There's a reason so few cars feature 30-series tires. Painting the sidewalls on produces incredibly precise and sharp handling but guarantees a back-breaking ride. This is an issue that goes beyond suspension firmness – the suspension's first line of defense against impacts is the sidewall of the tire. Minimize the sidewall to this degree and the ride becomes brutal. There's an added concern if you live somewhere with lousy roads (cough, southeastern Michigan, cough), and it's what happens when you hit a pothole. To be blunt, we doubt we could survive a three-year lease in a Civic Type R here in Michigan without destroying at least one of those pricey lightweight alloys.
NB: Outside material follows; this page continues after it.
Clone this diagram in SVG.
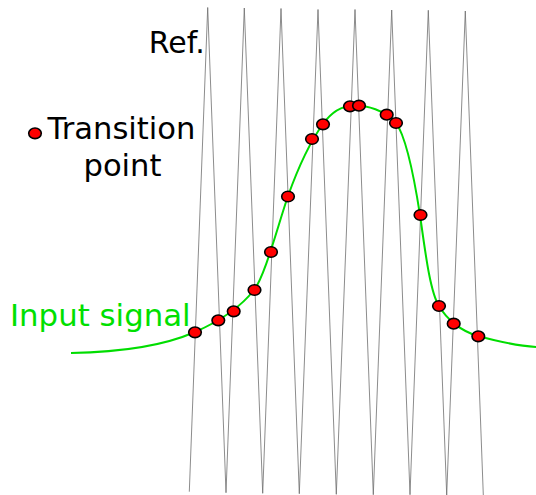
<svg xmlns="http://www.w3.org/2000/svg" width="536" height="495" viewBox="0 0 536 495">
<style>
text{font-family:"DejaVu Sans",sans-serif;font-size:30px}
.dot{fill:#ff0000;stroke:#000;stroke-width:1.6}
.ref{fill:none;stroke:#6e6e6e;stroke-width:0.8}
.sig{fill:none;stroke:#00dd00;stroke-width:2}
</style>
<rect width="536" height="495" fill="#fff"/>
<g id="connectors">
<polyline id="ref-wave" class="ref" points="189.3,491.7 207.7,7.5 226,492.7 244.3,8 262.7,493.3 281,8.5 299.3,493.7 318,9.5 336.3,494.3 355,9.5 373.3,494.7 391.7,10 410,494.7 428.3,10.3 446.7,495 465.3,11 483.3,495"/>
<path id="input-signal" class="sig" d="M71,353 C130,352 170,343 195,332 C220,321 240,308 254,290 C265,276 278,225 288,196 C298,168 310,142 323,124 C330,114 340,106 354,105.5 C366,105 385,110 396,123 C405,135 413,170 420,215 C425,250 430,292 439,306 C446,318 460,331 478,336 C500,342 520,346 536,347"/>
</g>
<g id="points">
<ellipse class="dot" cx="195" cy="332.3" rx="6.3" ry="5.3"/>
<ellipse class="dot" cx="218.3" cy="320.3" rx="6.3" ry="5.3"/>
<ellipse class="dot" cx="233.7" cy="311.3" rx="6.3" ry="5.3"/>
<ellipse class="dot" cx="254.5" cy="290" rx="6.3" ry="5.3"/>
<ellipse class="dot" cx="271" cy="252" rx="6.3" ry="5.3"/>
<ellipse class="dot" cx="288" cy="196.5" rx="6.3" ry="5.3"/>
<ellipse class="dot" cx="312" cy="139" rx="6.3" ry="5.3"/>
<ellipse class="dot" cx="323" cy="124.3" rx="6.3" ry="5.3"/>
<ellipse class="dot" cx="350" cy="106.3" rx="6.3" ry="5.3"/>
<ellipse class="dot" cx="359" cy="105.7" rx="6.3" ry="5.3"/>
<ellipse class="dot" cx="386.7" cy="114.7" rx="6.3" ry="5.3"/>
<ellipse class="dot" cx="396" cy="123" rx="6.3" ry="5.3"/>
<ellipse class="dot" cx="420.5" cy="215" rx="6.3" ry="5.3"/>
<ellipse class="dot" cx="439" cy="306" rx="6.3" ry="5.3"/>
<ellipse class="dot" cx="453.7" cy="323.7" rx="6.3" ry="5.3"/>
<ellipse class="dot" cx="478.3" cy="336.3" rx="6.3" ry="5.3"/>
</g>
<g id="label-ref"><text x="148.8" y="53">Ref.</text></g>
<g id="legend">
<ellipse class="dot" cx="35" cy="133.3" rx="6.3" ry="5.3"/>
<text x="121.5" y="139" text-anchor="middle" style="font-size:30.6px">Transition</text>
<text x="122.5" y="176" text-anchor="middle" style="font-size:30.6px">point</text>
</g>
<g id="label-input"><text x="10" y="326" fill="#00e000" style="font-size:30.8px">Input signal</text></g>
</svg>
The only real issue with the Civic's 2.0-liter engine is that it sounds so poor. This four-cylinder is incapable of making a good noise from the factory. The whistle of the turbocharger dominates the intake note (a fine thing, normally), but the exhaust note lacks character and volume. It borders on buzzy, especially at higher engine speeds. The 2020 Civic Type R will get a new Active Sound Control system, which will hopefully sort out one of this Honda's few issues.
Correction: A previous version of this review listed the Civic Type R's wheels as 19 inches in diameter. This was incorrect. The Type R wears 20-inch wheels. The story has been updated accordingly. We regret the error.